Still more Wednesday rail news:
— Canada’s Transportation Safety Board is seeking a better way to test train air brakes as a result of the 2019 derailment of a Canadian Pacific train near Field, B.C., that killed three crew members. The crewmen were killed when the train ran away on Kicking Horse Pass, derailing two of three locomotives and 99 of 112 cars [see “Three dead in CP derailment in British Columbia,” Trains News Wire, Feb. 4, 2019, and “Investigations into fatal Canadian Pacific runaway train continue nearly a year afterward,” Trains News Wire, Jan. 28, 2020.] The Canadian Press reports that the TSB has asked Transport Canada what it intends to do to address the current shortcomings in air-brake testing. A TSB spokesman said Transport Canada has not responded to the letter and is not required to do so.
— The unions that represents Port Authority Trans-Hudson commuter rail workers are pressing for COVID-19 testing, hazard pay, and a death benefit after the death of one of the workers for the service between New York and New Jersey in April. Robert Elijah, 61, was a member of the International Brotherhood of Electrical Workers Local 864, one of eight PATH unions working under contracts that expired in 2011 and 2012, reports the Chief-Leader, a New York City weekly focusing on government employees and civil servants. Under the National Railway Labor Act, the expired contracts remain in force until a new agreement is reached. The virus concerns have added to the long-running battle for a new contract, and have hit some unions hard; the president of the Brotherhood of Railway Signalmen said 29 of the union’s 64 PATH members were quarantined at one point in the pandemic. New York’s MTA has agreed to a $500,000 death benefit for its workers.

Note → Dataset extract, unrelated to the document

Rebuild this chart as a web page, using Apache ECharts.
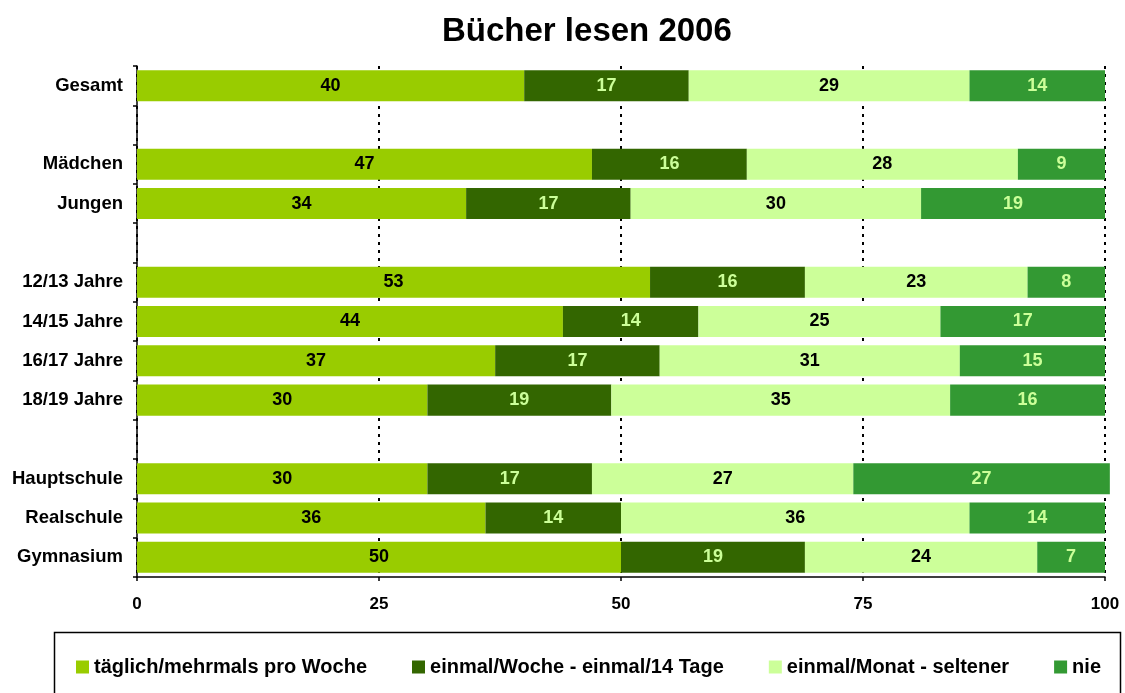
<!DOCTYPE html>
<html>
<head>
<meta charset="utf-8">
<script src="https://cdn.jsdelivr.net/npm/echarts@6/dist/echarts.min.js"></script>
<style>html,body{margin:0;padding:0;background:#fff}#c{width:1125px;height:693px}</style>
</head>
<body>
<div id="c"></div>
<script>
const categories = ['Gesamt', '', 'Mädchen', 'Jungen', ' ', '12/13 Jahre', '14/15 Jahre', '16/17 Jahre', '18/19 Jahre', '  ', 'Hauptschule', 'Realschule', 'Gymnasium'];
const seriesNames = ['täglich/mehrmals pro Woche', 'einmal/Woche - einmal/14 Tage', 'einmal/Monat - seltener', 'nie'];
const taeglich = [40, null, 47, 34, null, 53, 44, 37, 30, null, 30, 36, 50];
const woechentlich = [17, null, 16, 17, null, 16, 14, 17, 19, null, 17, 14, 19];
const monatlich = [29, null, 28, 30, null, 23, 25, 31, 35, null, 27, 36, 24];
const nie = [14, null, 9, 19, null, 8, 17, 15, 16, null, 26.5, 14, 7];
const xTicks = [0, 25, 50, 75, 100];

const colors = ['#99CC00', '#336600', '#CCFF99', '#339933'];
const labelColors = ['#000000', '#CCFF99', '#000000', '#CCFF99'];
const dataSets = [taeglich, woechentlich, monatlich, nie];
const font = 'Liberation Sans, Arial, sans-serif';

const chart = echarts.init(document.getElementById('c'), null, {renderer: 'canvas'});
chart.setOption({
  animation: false,
  backgroundColor: '#fff',
  title: {
    text: 'Bücher lesen 2006',
    left: 437, top: 10,
    textStyle: {fontFamily: font, fontWeight: 'bold', fontSize: 33, color: '#000'}
  },
  grid: {left: 137, right: 20, top: 66, bottom: 116, containLabel: false},
  legend: {
    left: 71, top: 652,
    itemWidth: 13, itemHeight: 13, itemGap: 45,
    icon: 'rect',
    data: seriesNames,
    textStyle: {fontFamily: font, fontWeight: 'bold', fontSize: 20, color: '#000'}
  },
  graphic: [{
    type: 'rect', left: 52, top: 630,
    shape: {width: 1066, height: 100},
    style: {fill: 'none', stroke: '#000', lineWidth: 1.5},
    silent: true
  }],
  xAxis: {
    type: 'value', min: 0, max: 100, interval: 25,
    axisLine: {show: true, lineStyle: {color: '#000', width: 1.5}},
    axisTick: {show: true, length: 4, lineStyle: {color: '#000', width: 1.5}},
    axisLabel: {
      margin: 19, color: '#000', fontFamily: font, fontWeight: 'bold', fontSize: 17,
      formatter: v => xTicks.includes(v) ? String(v) : ''
    },
    splitLine: {show: true, lineStyle: {color: '#000', width: 2, type: [3, 5]}}
  },
  yAxis: {
    type: 'category', inverse: true, data: categories,
    axisLine: {show: true, lineStyle: {color: '#000', width: 1.5}},
    axisTick: {show: true, length: 4, lineStyle: {color: '#000', width: 1.5}},
    axisLabel: {margin: 14, color: '#000', fontFamily: font, fontWeight: 'bold', fontSize: 18.5}
  },
  series: dataSets.map((d, i) => ({
    name: seriesNames[i],
    type: 'bar',
    stack: 'total',
    data: d,
    clip: false,
    barCategoryGap: '21%',
    itemStyle: {color: colors[i]},
    label: {
      show: true, position: 'inside',
      color: labelColors[i], fontFamily: font, fontWeight: 'bold', fontSize: 18,
      formatter: p => p.value == null ? '' : String(Math.round(p.value))
    }
  }))
});
</script>
</body>
</html>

— A group seeking the permanent opening to pedestrians of a historic Mississippi River bridge used by Kansas City Southern in Vicksburg, Miss., is continuing its efforts, although they have been slowed by the COVID-19 virus. The Vicksburg Post reports the Friends of the Vickburg Bridge continues to pursue talks with the Warren County Board of Supervisors and Warren County Bridge Commission about opening the former road deck of the former U.S. 80 bridge, which opened in 1930 and was closed to vehicle traffic in 1998, on a regular basis. Currently, it is only open for a handful of special events. The supervisors have held discussions with the bridge commission and railroad about an engineering study to determine a way for trains and pedestrians to coexist on the bridge.